* WHAT YOU SHOULD DO *
Print exactly, please, the lines from the top of the entries below up to and including the line with "60, 70, 80];", and nothing else; pictures are excluded.

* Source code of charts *
<<<<
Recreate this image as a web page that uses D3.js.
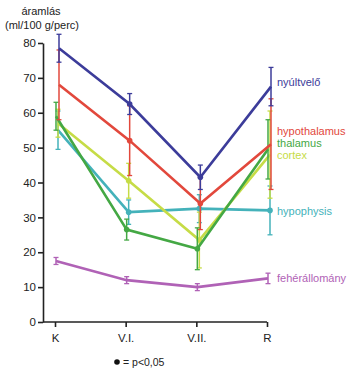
<!DOCTYPE html>
<html>
<head>
<meta charset="utf-8">
<script src="https://cdn.jsdelivr.net/npm/d3@7"></script>
<style>
  body { margin: 0; background: #fff; }
  svg { font-family: "Liberation Sans", Arial, sans-serif; }
</style>
</head>
<body>
<div id="chart"></div>
<script>
// time points
const categories = ["K", "V.I.", "V.II.", "R"];
const yTicks = [0, 10, 20, 30, 40, 50, 60, 70, 80];

// means and error (± values) per region
const seriesNames = ["fehérállomány", "hypophysis", "cortex", "thalamus", "hypothalamus", "nyúltvelő"];
const feherMean = [17.5, 12, 10, 12.5];
const feherErr = [1, 1, 1, 1.5];
const hypophysisMean = [55, 31.5, 32.5, 32];
const hypophysisErr = [5.5, 3.5, 4, 7];
const cortexMean = [57, 40.5, 23.5, 48];
const cortexErr = [4, 5, 8, 12.5];
const thalamusMean = [59, 26.5, 21, 49.5];
const thalamusErr = [4, 3, 6, 8.5];
const hypothalamusMean = [68, 52, 34, 51];
const hypothalamusErr = [10, 10, 7.5, 13];
const nyultveloMean = [78.5, 62.5, 41.5, 67.5];
const nyultveloErr = [4, 3, 3.5, 5.5];
// significance dots (p<0,05)
const feherSig = [0, 0, 0, 0];
const hypophysisSig = [0, 1, 1, 1];
const cortexSig = [0, 1, 1, 0];
const thalamusSig = [0, 1, 1, 0];
const hypothalamusSig = [0, 1, 1, 0];
const nyultveloSig = [0, 1, 1, 0];

const series = [
  { name: seriesNames[0], mean: feherMean, err: feherErr, sig: feherSig, color: "#b062b6", dx: 1, labelY: 278 },
  { name: seriesNames[1], mean: hypophysisMean, err: hypophysisErr, sig: hypophysisSig, color: "#44b2ba", dx: 3, labelY: 211 },
  { name: seriesNames[2], mean: cortexMean, err: cortexErr, sig: cortexSig, color: "#c6dc46", dx: 3, labelY: 155 },
  { name: seriesNames[3], mean: thalamusMean, err: thalamusErr, sig: thalamusSig, color: "#44a844", dx: 1, labelY: 143 },
  { name: seriesNames[4], mean: hypothalamusMean, err: hypothalamusErr, sig: hypothalamusSig, color: "#e2483c", dx: 4, labelY: 131 },
  { name: seriesNames[5], mean: nyultveloMean, err: nyultveloErr, sig: nyultveloSig, color: "#3c3c9a", dx: 4, labelY: 82 }
];

const width = 350, height = 380;
const svg = d3.select("#chart").append("svg")
  .attr("width", width)
  .attr("height", height);

const x = d3.scalePoint().domain(categories).range([55, 267]);
const y = d3.scaleLinear().domain([0, 80]).range([322, 43]);

// axes
const axisColor = "#222";
const yAxis = svg.append("g")
  .attr("transform", "translate(43,0)")
  .call(d3.axisLeft(y).tickValues(yTicks).tickSize(5).tickSizeOuter(0));
const xAxis = svg.append("g")
  .attr("transform", "translate(0,322)")
  .call(d3.axisBottom(x).tickSize(5).tickSizeOuter(0));
svg.append("line")
  .attr("x1", 43).attr("x2", 267)
  .attr("y1", 322).attr("y2", 322)
  .attr("stroke", axisColor).attr("stroke-width", 1.6);
xAxis.select(".domain").remove();
[yAxis, xAxis].forEach(g => {
  g.selectAll(".domain, line").attr("stroke", axisColor).attr("stroke-width", 1.6);
  g.selectAll("text").attr("fill", "#222").style("font-size", "11.5px");
});
yAxis.selectAll("text").attr("x", -7);
xAxis.selectAll("text").attr("y", 12);

// y label
svg.append("text").attr("x", 41).attr("y", 15).attr("text-anchor", "middle")
  .style("font-size", "11px").attr("fill", "#222").text("áramlás");
svg.append("text").attr("x", 42).attr("y", 29).attr("text-anchor", "middle")
  .style("font-size", "11px").attr("fill", "#222").text("(ml/100 g/perc)");

const line = d3.line()
  .x((d, i) => d.x)
  .y(d => y(d.v));

series.forEach(s => {
  const g = svg.append("g");
  const pts = s.mean.map((v, i) => ({ x: x(categories[i]) + s.dx, v, e: s.err[i], sig: s.sig[i] }));
  g.append("path")
    .attr("d", line(pts))
    .attr("fill", "none")
    .attr("stroke", s.color)
    .attr("stroke-width", 2.6)
    .attr("stroke-linejoin", "miter");
  pts.forEach(p => {
    g.append("line")
      .attr("x1", p.x).attr("x2", p.x)
      .attr("y1", y(p.v - p.e)).attr("y2", y(p.v + p.e))
      .attr("stroke", s.color).attr("stroke-width", 1.5);
    [p.v - p.e, p.v + p.e].forEach(c => {
      g.append("line")
        .attr("x1", p.x - 2.5).attr("x2", p.x + 2.5)
        .attr("y1", y(c)).attr("y2", y(c))
        .attr("stroke", s.color).attr("stroke-width", 1.3);
    });
    if (p.sig) {
      g.append("circle").attr("cx", p.x).attr("cy", y(p.v)).attr("r", 2.8).attr("fill", s.color);
    }
  });
  svg.append("text")
    .attr("x", 277).attr("y", s.labelY)
    .attr("dy", "0.35em")
    .style("font-size", "11px")
    .attr("fill", s.color)
    .text(s.name);
});

// footnote
svg.append("circle").attr("cx", 117).attr("cy", 362).attr("r", 2.8).attr("fill", "#111");
svg.append("text").attr("x", 123).attr("y", 362).attr("dy", "0.35em")
  .style("font-size", "10.5px").attr("fill", "#222").text("= p<0,05");
</script>
</body>
</html>
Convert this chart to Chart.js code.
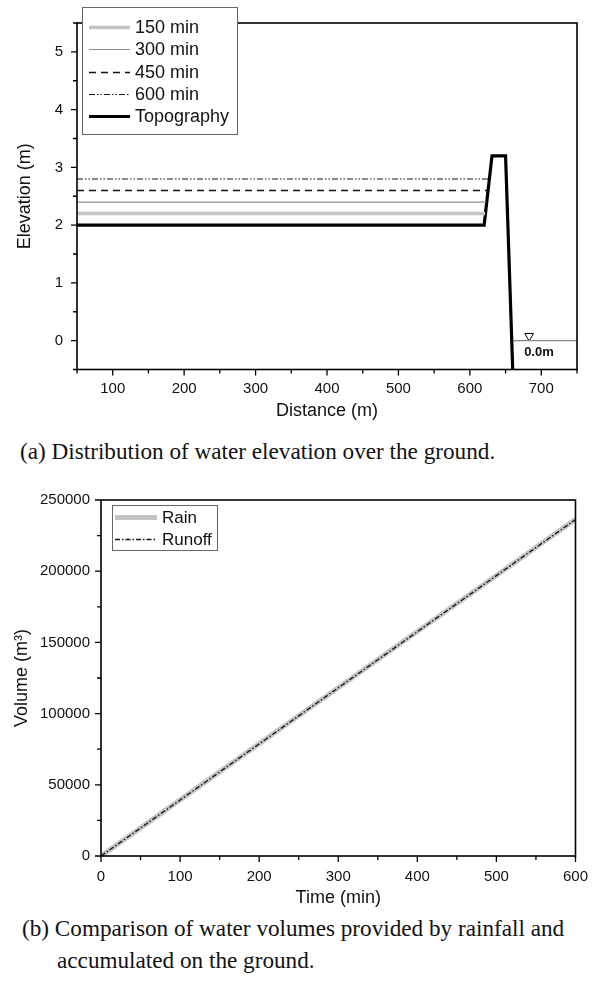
<!DOCTYPE html>
<html>
<head>
<meta charset="utf-8">
<script src="https://cdn.jsdelivr.net/npm/chart.js@4"></script>
<style>
  body { margin: 0; background: #fff; width: 600px; height: 982px; position: relative; overflow: hidden; }
  canvas { position: absolute; left: 0; }
  .cap { position: absolute; font-family: "Liberation Serif", "Times New Roman", serif; font-size: 23.2px; color: #111; white-space: nowrap; line-height: 1; }
</style>
</head>
<body>
<canvas id="chartA" width="600" height="430" style="top:0"></canvas>
<div class="cap" style="left:20px;top:440px">(a) Distribution of water elevation over the ground.</div>
<canvas id="chartB" width="600" height="430" style="top:480px"></canvas>
<div class="cap" style="left:22px;top:917px">(b) Comparison of water volumes provided by rainfall and</div>
<div class="cap" style="left:57px;top:949px">accumulated on the ground.</div>
<script>
// (a) water elevation
const waterLabels = ['150 min', '300 min', '450 min', '600 min'];
const waterLevels = [2.2, 2.4, 2.6, 2.8];
const waterStartX = [50, 50, 50, 50];
const waterEndX = [621.5, 623, 624.5, 626];
const topoX = [50, 620, 631, 650, 660];
const topoY = [2, 2, 3.2, 3.2, -0.5];
const seaX = [660, 750];
const seaY = [0, 0];
const seaMarker = { x: 683, y: 0.08, text: '0.0m', textX: 676, textY: -0.2 };

// (b) volumes
const timeMin = [0, 100, 200, 300, 400, 500, 600];
const rainVol = [0, 39400, 78800, 118200, 157600, 197000, 236400];
const runoffVol = [0, 39300, 78700, 118100, 157500, 196900, 236300];

const SANS = '"Liberation Sans", Arial, sans-serif';
const INK = '#111';

function pts(xs, ys) {
    return xs.map((x, i) => ({ x: x, y: ys[i] }));
}

// box around the plot + outward major/minor ticks on bottom and left
const frameTicks = {
    id: 'frameTicks',
    afterDraw(chart, args, o) {
        const { ctx, chartArea: a, scales: { x, y } } = chart;
        ctx.save();
        ctx.strokeStyle = '#000';
        ctx.lineWidth = 1.6;
        ctx.strokeRect(a.left, a.top, a.right - a.left, a.bottom - a.top);
        ctx.lineWidth = 1.3;
        ctx.beginPath();
        x.ticks.forEach(t => {
            const px = x.getPixelForValue(t.value);
            const len = Math.abs(t.value % o.xMajor) < 1e-9 ? 6 : 4;
            ctx.moveTo(px, a.bottom);
            ctx.lineTo(px, a.bottom + len);
        });
        y.ticks.forEach(t => {
            const py = y.getPixelForValue(t.value);
            const len = Math.abs(t.value % o.yMajor) < 1e-9 ? 6 : 4;
            ctx.moveTo(a.left, py);
            ctx.lineTo(a.left - len, py);
        });
        ctx.stroke();
        ctx.restore();
    }
};

// framed legend inside the plot, built from the datasets
const boxLegend = {
    id: 'boxLegend',
    afterDraw(chart, args, o) {
        const ctx = chart.ctx;
        const items = chart.data.datasets.filter(d => !d.hideInLegend);
        ctx.save();
        ctx.fillStyle = '#fff';
        ctx.fillRect(o.x, o.y, o.w, o.h);
        ctx.strokeStyle = '#666';
        ctx.lineWidth = 1;
        ctx.strokeRect(o.x + 0.5, o.y + 0.5, o.w, o.h);
        ctx.font = o.font;
        ctx.textBaseline = 'middle';
        items.forEach((d, i) => {
            const cy = Math.round(o.y + o.first + i * o.row) + 0.5;
            ctx.strokeStyle = d.borderColor;
            ctx.lineWidth = d.borderWidth;
            ctx.setLineDash(d.borderDash || []);
            ctx.beginPath();
            ctx.moveTo(o.x + o.lineX, cy);
            ctx.lineTo(o.x + o.lineX + o.sample, cy);
            ctx.stroke();
            ctx.setLineDash([]);
            ctx.fillStyle = INK;
            ctx.fillText(d.label, o.x + o.textX, cy + 1);
        });
        ctx.restore();
    }
};

// "0.0m" note under the sea-level marker
const seaNote = {
    id: 'seaNote',
    afterDatasetsDraw(chart) {
        const { ctx, scales: { x, y } } = chart;
        ctx.save();
        ctx.font = 'bold 13px ' + SANS;
        ctx.fillStyle = INK;
        ctx.textBaseline = 'middle';
        ctx.fillText(seaMarker.text, x.getPixelForValue(seaMarker.textX), y.getPixelForValue(seaMarker.textY));
        ctx.restore();
    }
};

function lineSet(label, data, color, width, dash, extra) {
    return Object.assign({
        label: label, data: data, borderColor: color, borderWidth: width,
        borderDash: dash, pointRadius: 0, fill: false, tension: 0
    }, extra || {});
}

const waterStyles = [
    ['#c4c4c4', 3.5, []],
    ['#8c8c8c', 1.2, []],
    ['#111', 1.5, [7, 5]],
    ['#111', 1.1, [6, 2, 1.5, 2, 1.5, 2]]
];

const setsA = waterLabels.map((lab, i) =>
    lineSet(lab, pts([waterStartX[i], waterEndX[i]], [waterLevels[i], waterLevels[i]]),
        waterStyles[i][0], waterStyles[i][1], waterStyles[i][2]));
setsA.push(lineSet('Topography', pts(topoX, topoY), '#000', 3.2, []));
setsA.push(lineSet('sea', pts(seaX, seaY), '#888', 1.2, [], { hideInLegend: true }));
setsA.push({
    label: 'marker', data: [{ x: seaMarker.x, y: seaMarker.y }], showLine: false,
    pointStyle: 'triangle', rotation: 180, pointRadius: 5, pointBorderWidth: 1,
    pointBorderColor: '#000', pointBackgroundColor: '#fff', hideInLegend: true
});

function axisCommon(min, max, step, major, labelPad, fmt) {
    return {
        type: 'linear', min: min, max: max,
        grid: { display: false, drawTicks: false, tickLength: 0 },
        border: { display: false },
        ticks: {
            stepSize: step, autoSkip: false, maxRotation: 0, padding: labelPad,
            color: INK, font: { family: SANS, size: 15 },
            callback: v => (Math.abs(v % major) < 1e-9 ? fmt(v) : '')
        }
    };
}

const xA = axisCommon(50, 750, 50, 100, 10, v => String(v));
xA.title = { display: true, text: 'Distance (m)', color: INK, font: { family: SANS, size: 18 }, padding: { top: 0, bottom: 8 } };
xA.afterFit = s => { s.height = 60.5; };
const yA = axisCommon(-0.5, 5.5, 0.5, 1, 14, v => String(v));
yA.title = { display: true, text: 'Elevation (m)', color: INK, font: { family: SANS, size: 18 }, padding: { top: 14, bottom: 0 } };
yA.afterFit = s => { s.width = 77; };

new Chart(document.getElementById('chartA'), {
    type: 'line',
    data: { datasets: setsA },
    options: {
        responsive: false, animation: false, devicePixelRatio: 1,
        layout: { padding: { left: 0, right: 23, top: 1, bottom: 0 } },
        scales: { x: xA, y: yA },
        plugins: {
            legend: { display: false }, tooltip: { enabled: false },
            frameTicks: { xMajor: 100, yMajor: 1 },
            boxLegend: { x: 82, y: 7, w: 155, h: 127, first: 20, row: 22.3, lineX: 7, sample: 41, textX: 53, font: '18px ' + SANS }
        }
    },
    plugins: [frameTicks, boxLegend, seaNote]
});

// (b)
const setsB = [
    lineSet('Rain', pts(timeMin, rainVol), '#c4c4c4', 5, [], { order: 2 }),
    lineSet('Runoff', pts(timeMin, runoffVol), '#111', 1.3, [5, 2, 1.5, 2], { order: 1 })
];

const xB = axisCommon(0, 600, 50, 100, 12, v => String(v));
xB.title = { display: true, text: 'Time (min)', color: INK, font: { family: SANS, size: 18 }, padding: { top: 0, bottom: 1 } };
xB.afterFit = s => { s.height = 54; };
const yB = axisCommon(0, 250000, 25000, 50000, 11, v => String(v));
yB.title = { display: true, text: 'Volume (m³)', color: INK, font: { family: SANS, size: 18 }, padding: { top: 11, bottom: 0 } };
yB.afterFit = s => { s.width = 101; };

new Chart(document.getElementById('chartB'), {
    type: 'line',
    data: { datasets: setsB },
    options: {
        responsive: false, animation: false, devicePixelRatio: 1,
        layout: { padding: { left: 0, right: 12, top: 16, bottom: 0 } },
        scales: { x: xB, y: yB },
        plugins: {
            legend: { display: false }, tooltip: { enabled: false },
            frameTicks: { xMajor: 100, yMajor: 50000 },
            boxLegend: { x: 112, y: 25, w: 105, h: 45, first: 12, row: 21.5, lineX: 3, sample: 42, textX: 50, font: '17px ' + SANS }
        }
    },
    plugins: [frameTicks, boxLegend]
});
</script>
</body>
</html>
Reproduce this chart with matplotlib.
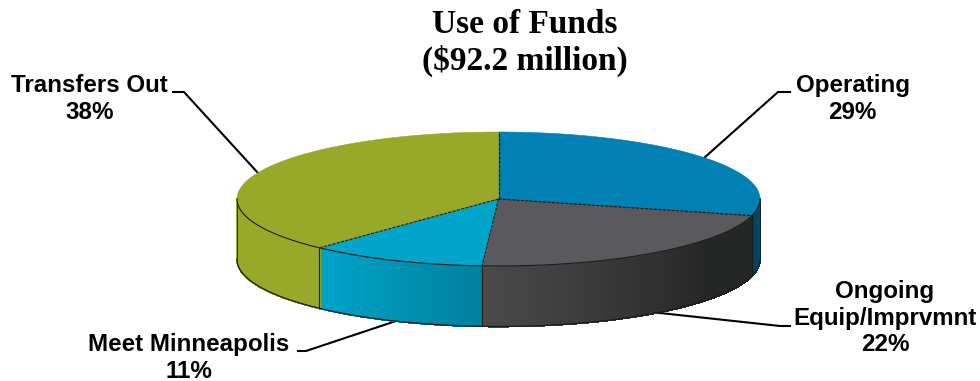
>>>>
* FINAL RESULT *
Recreate this image as a web page that uses D3.js.
<!DOCTYPE html>
<html>
<head>
<meta charset="utf-8">
<script src="https://cdn.jsdelivr.net/npm/d3@7"></script>
<style>
  body { margin: 0; background: #fff; }
  svg { font-family: "Liberation Sans", Arial, sans-serif; }
</style>
</head>
<body>
<div id="chart"></div>
<script>
// time points
const categories = ["K", "V.I.", "V.II.", "R"];
const yTicks = [0, 10, 20, 30, 40, 50, 60, 70, 80];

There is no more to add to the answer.